Task goal: In the material below, please retype the lines from the very first through the one with "const zeroOffset = -plotHeight", exactly and without pictures.

Entries with chart source code:
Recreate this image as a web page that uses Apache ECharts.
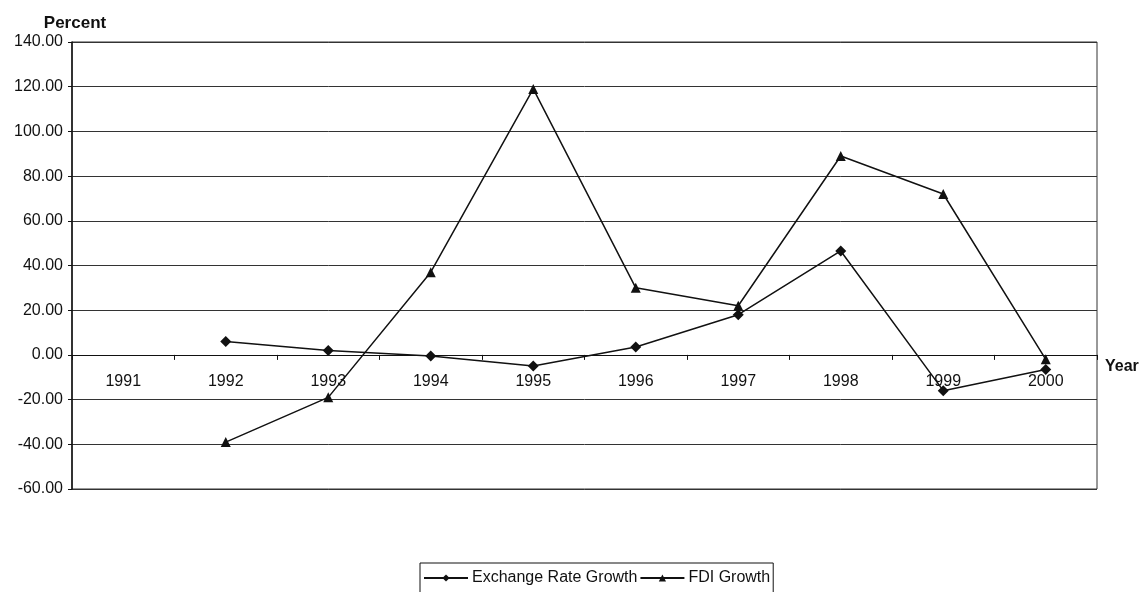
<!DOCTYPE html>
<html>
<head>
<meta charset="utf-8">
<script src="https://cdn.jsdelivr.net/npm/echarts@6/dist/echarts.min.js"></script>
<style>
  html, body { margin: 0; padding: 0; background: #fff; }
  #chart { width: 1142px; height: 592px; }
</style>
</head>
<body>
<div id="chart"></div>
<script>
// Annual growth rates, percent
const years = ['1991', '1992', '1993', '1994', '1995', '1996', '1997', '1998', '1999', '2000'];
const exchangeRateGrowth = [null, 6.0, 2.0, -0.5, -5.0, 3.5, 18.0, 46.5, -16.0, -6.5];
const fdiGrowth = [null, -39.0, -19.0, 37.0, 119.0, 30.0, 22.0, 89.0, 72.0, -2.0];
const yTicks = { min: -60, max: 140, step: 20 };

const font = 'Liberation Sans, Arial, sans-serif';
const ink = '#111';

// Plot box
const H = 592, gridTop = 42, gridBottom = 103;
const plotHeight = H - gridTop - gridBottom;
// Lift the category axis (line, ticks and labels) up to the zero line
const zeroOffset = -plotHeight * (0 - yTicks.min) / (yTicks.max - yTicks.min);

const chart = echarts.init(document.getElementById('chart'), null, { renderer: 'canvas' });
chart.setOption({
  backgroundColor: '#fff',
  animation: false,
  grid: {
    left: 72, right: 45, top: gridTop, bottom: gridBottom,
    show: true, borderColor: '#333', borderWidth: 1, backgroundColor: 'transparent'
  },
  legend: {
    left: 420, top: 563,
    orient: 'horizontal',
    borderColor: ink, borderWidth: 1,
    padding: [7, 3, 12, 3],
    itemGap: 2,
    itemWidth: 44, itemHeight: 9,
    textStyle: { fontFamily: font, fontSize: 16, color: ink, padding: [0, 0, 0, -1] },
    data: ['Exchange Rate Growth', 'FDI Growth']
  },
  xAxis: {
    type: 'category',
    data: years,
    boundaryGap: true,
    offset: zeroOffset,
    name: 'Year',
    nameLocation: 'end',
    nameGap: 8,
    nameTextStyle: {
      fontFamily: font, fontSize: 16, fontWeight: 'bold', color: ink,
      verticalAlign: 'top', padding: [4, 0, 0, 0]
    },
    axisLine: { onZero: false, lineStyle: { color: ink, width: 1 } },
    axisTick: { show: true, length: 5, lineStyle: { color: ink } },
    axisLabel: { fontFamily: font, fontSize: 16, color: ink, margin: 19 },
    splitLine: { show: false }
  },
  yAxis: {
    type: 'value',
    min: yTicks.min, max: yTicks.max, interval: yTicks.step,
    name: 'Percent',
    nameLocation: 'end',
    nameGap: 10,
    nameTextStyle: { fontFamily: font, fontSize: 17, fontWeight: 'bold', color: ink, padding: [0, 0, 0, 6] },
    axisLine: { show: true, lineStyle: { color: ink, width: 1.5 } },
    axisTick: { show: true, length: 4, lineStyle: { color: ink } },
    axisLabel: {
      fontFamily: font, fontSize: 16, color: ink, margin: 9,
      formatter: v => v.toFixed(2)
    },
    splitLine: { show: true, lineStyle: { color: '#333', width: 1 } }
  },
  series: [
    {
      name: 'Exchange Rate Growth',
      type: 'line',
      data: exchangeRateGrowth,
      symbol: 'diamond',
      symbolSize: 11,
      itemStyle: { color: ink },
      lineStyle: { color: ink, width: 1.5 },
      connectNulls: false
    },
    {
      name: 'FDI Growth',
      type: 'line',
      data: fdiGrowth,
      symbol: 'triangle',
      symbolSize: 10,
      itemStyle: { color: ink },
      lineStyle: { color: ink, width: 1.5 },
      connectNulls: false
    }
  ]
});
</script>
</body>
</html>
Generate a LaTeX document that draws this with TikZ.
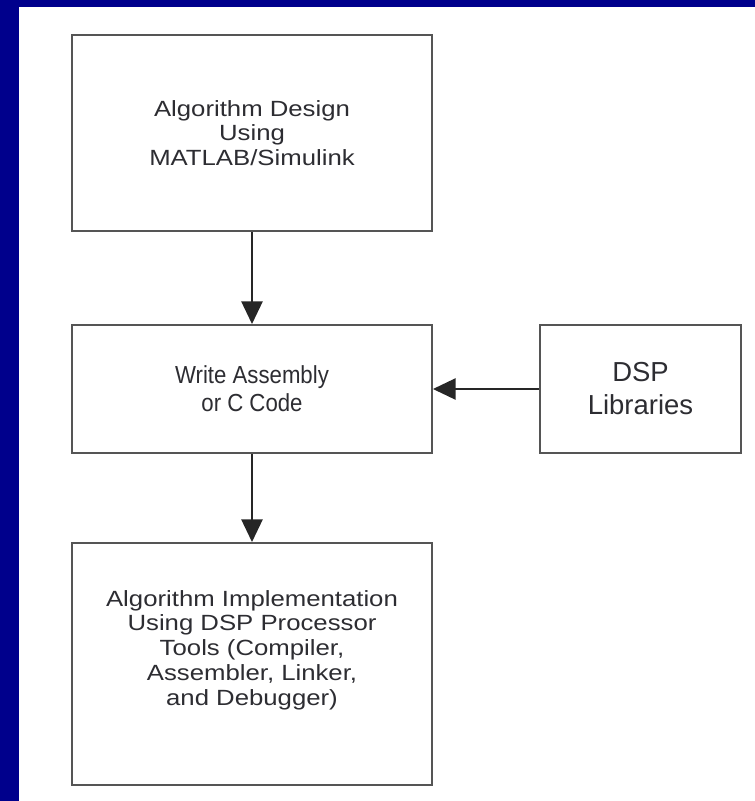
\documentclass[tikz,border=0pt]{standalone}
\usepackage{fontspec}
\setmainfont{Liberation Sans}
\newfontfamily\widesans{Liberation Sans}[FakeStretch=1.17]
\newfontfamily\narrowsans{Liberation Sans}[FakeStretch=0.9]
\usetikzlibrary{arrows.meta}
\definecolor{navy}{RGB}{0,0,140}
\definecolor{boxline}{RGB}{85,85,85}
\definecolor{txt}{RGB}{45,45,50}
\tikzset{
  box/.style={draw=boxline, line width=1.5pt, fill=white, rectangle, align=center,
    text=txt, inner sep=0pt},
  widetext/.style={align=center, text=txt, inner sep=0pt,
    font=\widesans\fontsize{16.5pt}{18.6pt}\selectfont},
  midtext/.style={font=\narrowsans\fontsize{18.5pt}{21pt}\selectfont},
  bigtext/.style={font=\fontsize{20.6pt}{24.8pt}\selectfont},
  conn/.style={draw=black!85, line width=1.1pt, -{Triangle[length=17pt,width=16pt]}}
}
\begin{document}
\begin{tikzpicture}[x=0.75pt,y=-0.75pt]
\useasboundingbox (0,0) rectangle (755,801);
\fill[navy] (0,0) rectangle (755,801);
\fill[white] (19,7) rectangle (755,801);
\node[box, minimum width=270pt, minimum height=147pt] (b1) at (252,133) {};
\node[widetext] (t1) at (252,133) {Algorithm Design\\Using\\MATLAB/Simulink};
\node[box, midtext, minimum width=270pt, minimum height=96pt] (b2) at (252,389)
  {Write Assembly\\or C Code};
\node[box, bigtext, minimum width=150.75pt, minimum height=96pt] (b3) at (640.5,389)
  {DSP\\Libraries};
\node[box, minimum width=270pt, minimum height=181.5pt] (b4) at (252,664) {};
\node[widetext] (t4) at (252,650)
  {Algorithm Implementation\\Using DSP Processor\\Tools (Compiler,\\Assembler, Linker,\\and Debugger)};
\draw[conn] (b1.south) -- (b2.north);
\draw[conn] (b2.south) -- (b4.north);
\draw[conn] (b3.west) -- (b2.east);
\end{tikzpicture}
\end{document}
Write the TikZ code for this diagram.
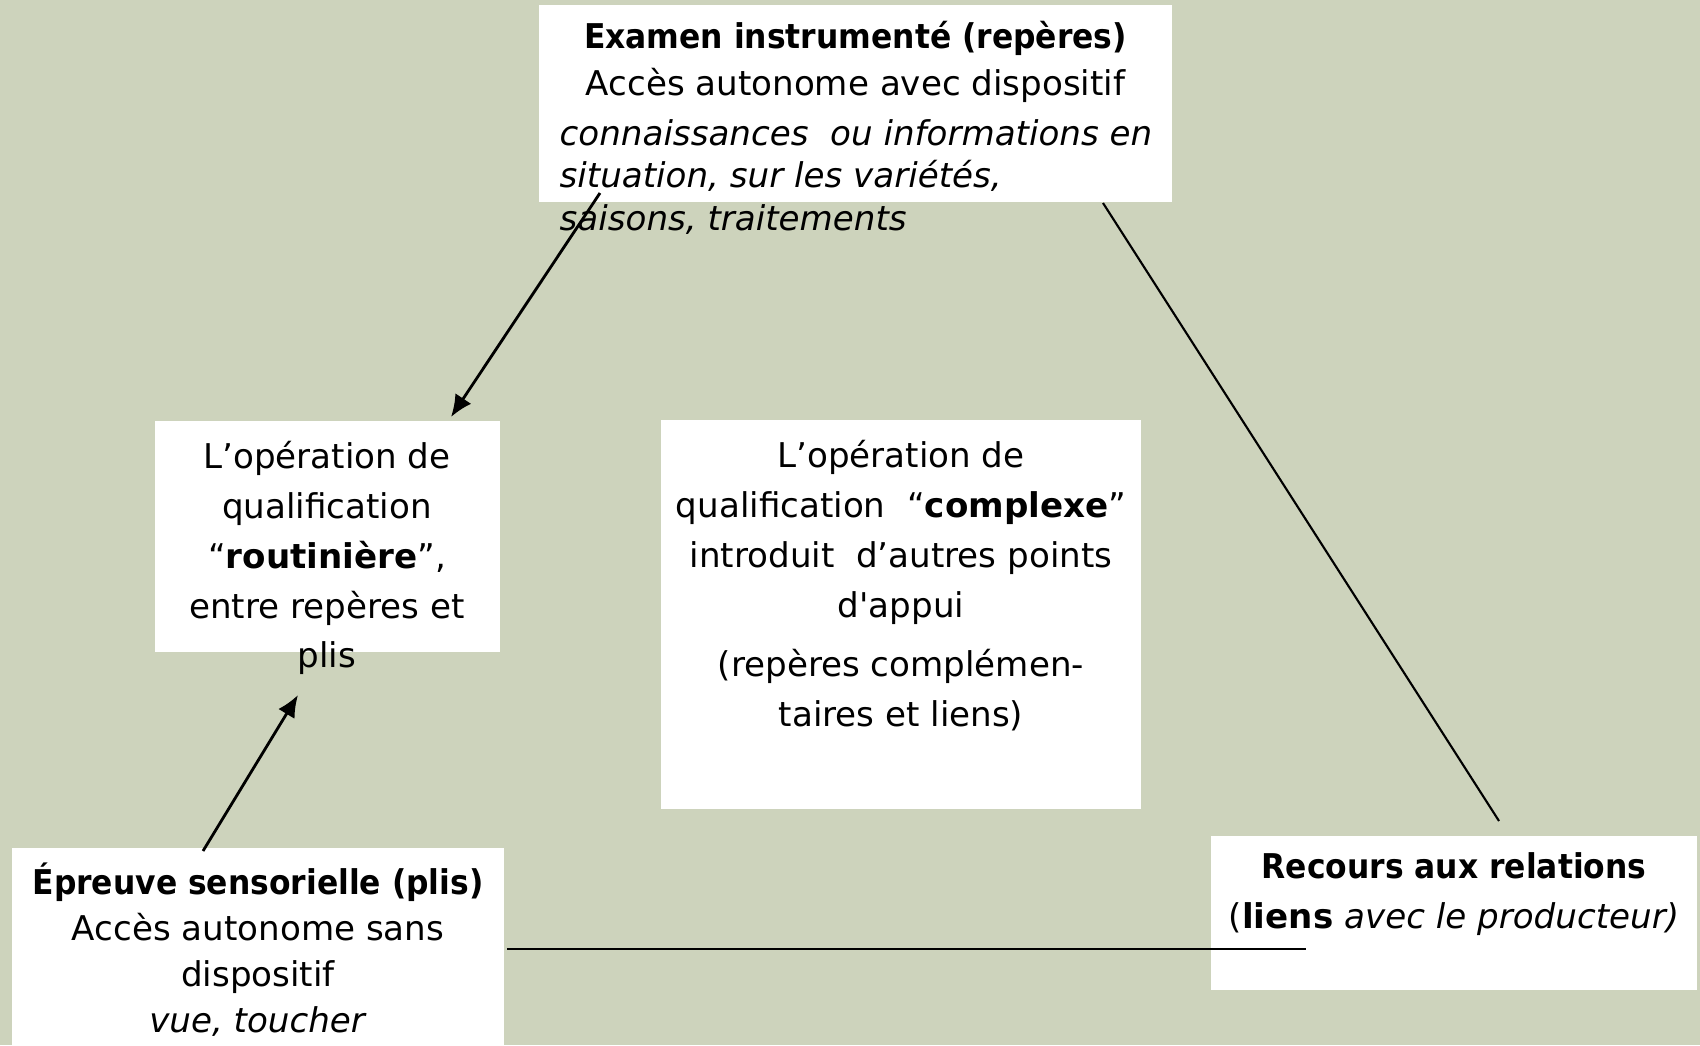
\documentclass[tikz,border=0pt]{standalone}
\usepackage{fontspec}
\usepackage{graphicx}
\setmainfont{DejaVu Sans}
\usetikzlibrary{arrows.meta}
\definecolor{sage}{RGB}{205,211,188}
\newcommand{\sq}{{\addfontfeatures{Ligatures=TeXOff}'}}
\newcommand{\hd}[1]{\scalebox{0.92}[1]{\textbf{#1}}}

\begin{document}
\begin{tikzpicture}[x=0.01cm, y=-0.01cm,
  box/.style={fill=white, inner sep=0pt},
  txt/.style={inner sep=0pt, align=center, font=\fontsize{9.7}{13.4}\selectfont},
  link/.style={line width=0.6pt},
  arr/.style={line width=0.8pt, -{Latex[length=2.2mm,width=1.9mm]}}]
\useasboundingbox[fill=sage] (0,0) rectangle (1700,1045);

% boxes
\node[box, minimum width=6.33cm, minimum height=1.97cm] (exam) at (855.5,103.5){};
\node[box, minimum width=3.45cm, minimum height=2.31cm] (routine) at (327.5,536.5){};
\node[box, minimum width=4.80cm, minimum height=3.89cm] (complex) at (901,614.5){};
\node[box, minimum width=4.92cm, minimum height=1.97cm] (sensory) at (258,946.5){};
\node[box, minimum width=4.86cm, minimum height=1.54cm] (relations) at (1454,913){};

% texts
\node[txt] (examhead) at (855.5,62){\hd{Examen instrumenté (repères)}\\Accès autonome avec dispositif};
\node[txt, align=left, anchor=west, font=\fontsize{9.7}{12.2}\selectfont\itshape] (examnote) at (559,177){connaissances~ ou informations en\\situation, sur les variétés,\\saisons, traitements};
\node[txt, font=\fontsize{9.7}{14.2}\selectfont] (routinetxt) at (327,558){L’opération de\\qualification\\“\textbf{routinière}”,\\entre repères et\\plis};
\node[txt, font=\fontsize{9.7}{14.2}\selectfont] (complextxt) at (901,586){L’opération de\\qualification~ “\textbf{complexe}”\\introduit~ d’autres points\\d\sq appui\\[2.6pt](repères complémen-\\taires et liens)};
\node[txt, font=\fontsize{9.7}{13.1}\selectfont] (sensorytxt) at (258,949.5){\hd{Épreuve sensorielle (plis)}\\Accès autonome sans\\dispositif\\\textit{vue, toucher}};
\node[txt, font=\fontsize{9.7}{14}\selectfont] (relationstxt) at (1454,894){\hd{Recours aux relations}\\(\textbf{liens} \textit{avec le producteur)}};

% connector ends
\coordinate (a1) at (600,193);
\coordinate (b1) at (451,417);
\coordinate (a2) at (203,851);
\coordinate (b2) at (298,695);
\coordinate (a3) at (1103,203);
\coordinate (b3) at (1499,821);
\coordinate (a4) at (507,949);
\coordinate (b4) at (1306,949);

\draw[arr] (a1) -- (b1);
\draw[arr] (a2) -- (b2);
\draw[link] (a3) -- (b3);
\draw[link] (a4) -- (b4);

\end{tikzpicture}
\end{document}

Exercise result:
Recreate this image as a web page that uses Apache ECharts.
<!DOCTYPE html>
<html>
<head>
<meta charset="utf-8">
<script src="https://cdn.jsdelivr.net/npm/echarts@6/dist/echarts.min.js"></script>
<style>
  html, body { margin: 0; padding: 0; background: #fff; }
  #chart { width: 1142px; height: 592px; }
</style>
</head>
<body>
<div id="chart"></div>
<script>
// Annual growth rates, percent
const years = ['1991', '1992', '1993', '1994', '1995', '1996', '1997', '1998', '1999', '2000'];
const exchangeRateGrowth = [null, 6.0, 2.0, -0.5, -5.0, 3.5, 18.0, 46.5, -16.0, -6.5];
const fdiGrowth = [null, -39.0, -19.0, 37.0, 119.0, 30.0, 22.0, 89.0, 72.0, -2.0];
const yTicks = { min: -60, max: 140, step: 20 };

const font = 'Liberation Sans, Arial, sans-serif';
const ink = '#111';

// Plot box
const H = 592, gridTop = 42, gridBottom = 103;
const plotHeight = H - gridTop - gridBottom;
// Lift the category axis (line, ticks and labels) up to the zero line
const zeroOffset = -plotHeight * (0 - yTicks.min) / (yTicks.max - yTicks.min);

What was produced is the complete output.